The reason I use Perl much more often than Java is that I dislike Java's complexity. However, one area where Java is easier for me is class programming. I'd like to see the base Perl 5 be as simple and easy when it comes to creating and using classes. It would be an important step forward and keep Perl in touch with the philosophy of keeping easy things easy. As for Java programmers using Spring for real world problems, I think that is a separate problem for Perl to solve; once it gets around to making simple class programming easy to learn and remember.

I do not follow

Aristotle on 2008-12-20T17:05:26

In your “say "Hello, world!"” example, the concepts of compilation unit, scope, filehandles, the default filehandle, and probably several more are implicitly there. But as you point out, one doesn’t have to know or think about them as long as the task is simple enough to fit the defaults.

However, then you go and say that even though there is no @ISA in sight in the “use base 'Bar'” example, one still needs to know about it before one can understand what base.pm does.

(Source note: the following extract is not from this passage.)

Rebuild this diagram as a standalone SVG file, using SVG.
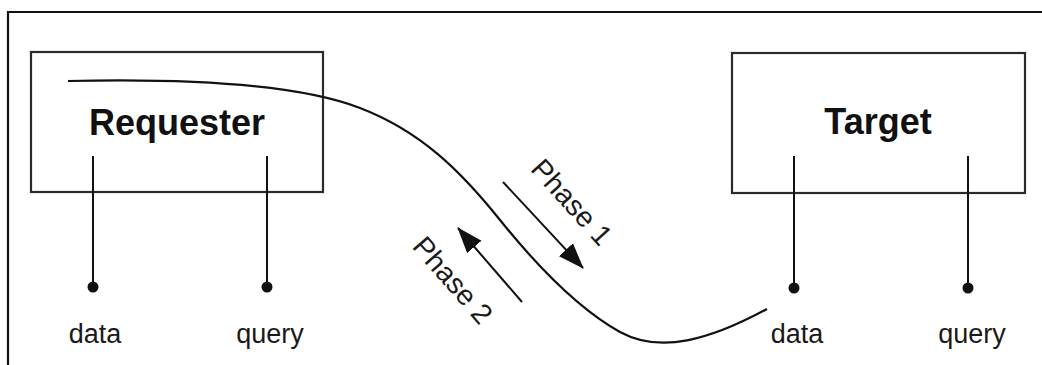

So what makes those cases different?

Re:I do not follow

chromatic on 2008-12-20T19:23:12

I mentioned @INC, not @ISA in the use base 'Bar'; example. I still have trouble remembering that it tries to load a file from the filesystem, even if I've already defined the superclass in the same file.

Re:I do not follow

Aristotle on 2008-12-20T21:00:45

Well, I read “introduces the need to understand yet another pragma” as implying that you need to understand everything from the previous examples plus the new pragma. Now that I read it with your response in mind, I see that it can be read both ways.